VICE ADMIRAL ERSKINE

said, he was glad that the attention of the Government had been directed to this traffic. As early as 1842 natives had been employed by Europeans to cut down sandal wood, and more lately to grow cotton. It was not, perhaps, generally known that there was in the Fijii Islands a colony of about 1,000 persons, mostly Englishmen, but some Americans, who had brought into the colony in the Young Australia above 250 natives from Tanna, not only to work for them, but also to fight for them. A month or two ago he had received a letter from a gentleman of the highest character, who had resided twenty years in those islands, and who stated that two Europeans named Burke and Underwood, had employed the Tanna men to make war upon the mountain races, but they were beaten back and severely wounded. A number of the natives of the island attacked the plantations, and killed and ate six or eight of these men from Tanna, and committed great devastations. Few people probably would have much sympathy for these Europeans, but it was quite clear that these 1,000 white men were not going to be driven from the islands without resistance; and it appeared that Burke had gone over to Sydney to raise 500 men there for the same purpose, tempting them with offers of 500 acres of mountain land a-piece. They would be armed and equipped as regular soldiers, and a war would at once exist between one of our colonies and an island over which we had no control whatever. If this went on it appeared to him that there was rising up in the Pacific another difficulty of the New Zealand type. It was true that the Governor of Sydney had issued a proclamation prohibiting this enlistment; but there was no law to prevent the colonists from quitting the colony and going to these islands. He hoped that this subject would receive the attention of the Government. With respect to the importation of islanders into Queensland, he thought the traffic did admit of such regulations as to make it useful both to the islanders and to the colonists, though the very strongest regulations were necessary.

MR. ADDERLEY

said, the hon. Member for Perth (Mr. Kinnaird) complained that they had got the usual official answer, implying that it was a fallacious answer. The fallacy was entirely with the hon. Member himself, for he had confused the kidnapping in the Fijii Islands, with the regular immigration of South Sea Islanders into Queensland, for the purpose of cotton cultivation. The outrages reported to have been committed were in the former quarter, and he knew of no means in our power of checking the system, for it was not carried on under our flag, nor had we any control. As to the immigration into Queensland, all he had heard led him to believe that it was properly conducted. It was perfectly well regulated, for the Queensland Legislature had passed regulations and made provisions stricter even than those made by the Indian Government for the protection of the Coolies sent to the West Indies.
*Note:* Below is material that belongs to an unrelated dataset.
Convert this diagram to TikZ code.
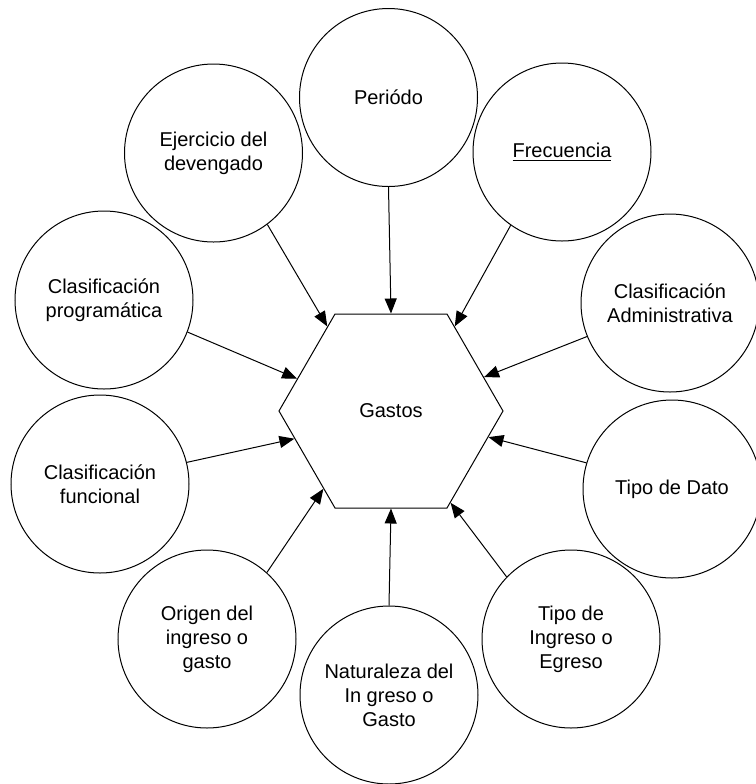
\documentclass[tikz,border=0pt]{standalone}
\usepackage{fontspec}
\setmainfont{Liberation Sans}
\usetikzlibrary{shapes.geometric,arrows.meta}
\tikzstyle{diagram} = [x = .5pt, y = -.5pt]
\tikzstyle{circleStyle} = [draw, circle, minimum size = 89pt, inner sep = 0pt, align = center, line width = .5pt, font = \fontsize{10}{12}\selectfont]
\tikzstyle{hexStyle} = [draw, regular polygon, regular polygon sides = 6, minimum size = 112pt, inner sep = 0pt, line width = .5pt, font = \fontsize{10}{12}\selectfont]
\tikzstyle{arrowStyle} = [-{Triangle[length = 7.5pt, width = 6pt]}, line width = .5pt]
\begin{document}
\begin{tikzpicture}[diagram]
  \useasboundingbox (0,0) rectangle (756,784);
  % centre
  \node [hexStyle] (gastos) at (391,411) {Gastos};
  % ring of circles
  \node [circleStyle] (periodo) at (388.5,97.5) {Periódo};
  \node [circleStyle] (ejercicio) at (213.5,153) {Ejercicio del\\devengado};
  \node [circleStyle] (frecuencia) at (562,152) {\underline{Frecuencia}};
  \node [circleStyle] (programatica) at (104,300) {Clasificación\\programática};
  \node [circleStyle] (administrativa) at (670,303) {Clasificación\\Administrativa};
  \node [circleStyle] (funcional) at (100,484) {Clasificación\\funcional};
  \node [circleStyle] (tipoDato) at (672,489) {Tipo de Dato};
  \node [circleStyle] (origen) at (207,639) {Origen del\\ingreso o\\gasto};
  \node [circleStyle] (naturaleza) at (389,695) {Naturaleza del\\In greso o\\Gasto};
  \node [circleStyle] (tipoIngreso) at (571,639) {Tipo de\\Ingreso o\\Egreso};
  % arrows into the hexagon
  \draw [arrowStyle] (periodo.-90) -- (gastos.90);
  \draw [arrowStyle] (ejercicio.-53) -- (gastos.127.6);
  \draw [arrowStyle] (frecuencia.235) -- (gastos.53);
  \draw [arrowStyle] (programatica.-21) -- (gastos.161.6);
  \draw [arrowStyle] (administrativa.202.5) -- (gastos.20.8);
  \draw [arrowStyle] (funcional.14) -- (gastos.196.8);
  \draw [arrowStyle] (tipoDato.163.3) -- (gastos.-15.7);
  \draw [arrowStyle] (origen.48.6) -- (gastos.229.3);
  \draw [arrowStyle] (naturaleza.90) -- (gastos.-90);
  \draw [arrowStyle] (tipoIngreso.136.4) -- (gastos.-57.8);
\end{tikzpicture}
\end{document}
It was unfair therefore to the colonists to make such unfounded statements; and nothing could be more injurious both to the colonists and the South Sea Islanders themselves than to raise a general cry against the service as if it were a revival of the slave trade, and enlist the influence of this country to stop legitimate immigration. This immigration was essential to the new industry of the colony, and the natives made use of for labour might become civilized and prosperous by their contact with a civilized race. Half the distress in the West Indies arose from the check given to legitimate immigration by a blind outcry against the revival of the slave trade. It was clear that if the hon. Member for Leicester (Mr. Taylor) had his will he would stop the immigration, for he asked that such restrictions should be placed upon it as would make it impossible. But he (Mr. Adderley) would ask the House to remember that the Queensland Legislature was as free as ours, and that we had no power or right whatever to interfere with their concerns. If, indeed, it could be proved that, under cover of this traffic, the slave trade were revived, that would be so contrary to the Imperial policy that it would give the House a right to interfere, but of this there was no shadow of proof.

MR. DENMAN

said, that when the right hon. Gentleman (Mr. Adderley) described this system of immigration as perfect, and denied that there was any evidence of wrong doing, he must surely have forgotten the letter quoted by the hon. Member for Falmouth (Mr. E. Fowler), which, if the statements in it were true, showed a state of things disgraceful to Queensland and to this country, so far as it was connected with Queensland. The subject was well worth the attention of that House.

MR. KINNAIRD

explained that he had spoken on the authority of the Rev. J. P. Sutherland, who was an eye-witness of all that he described.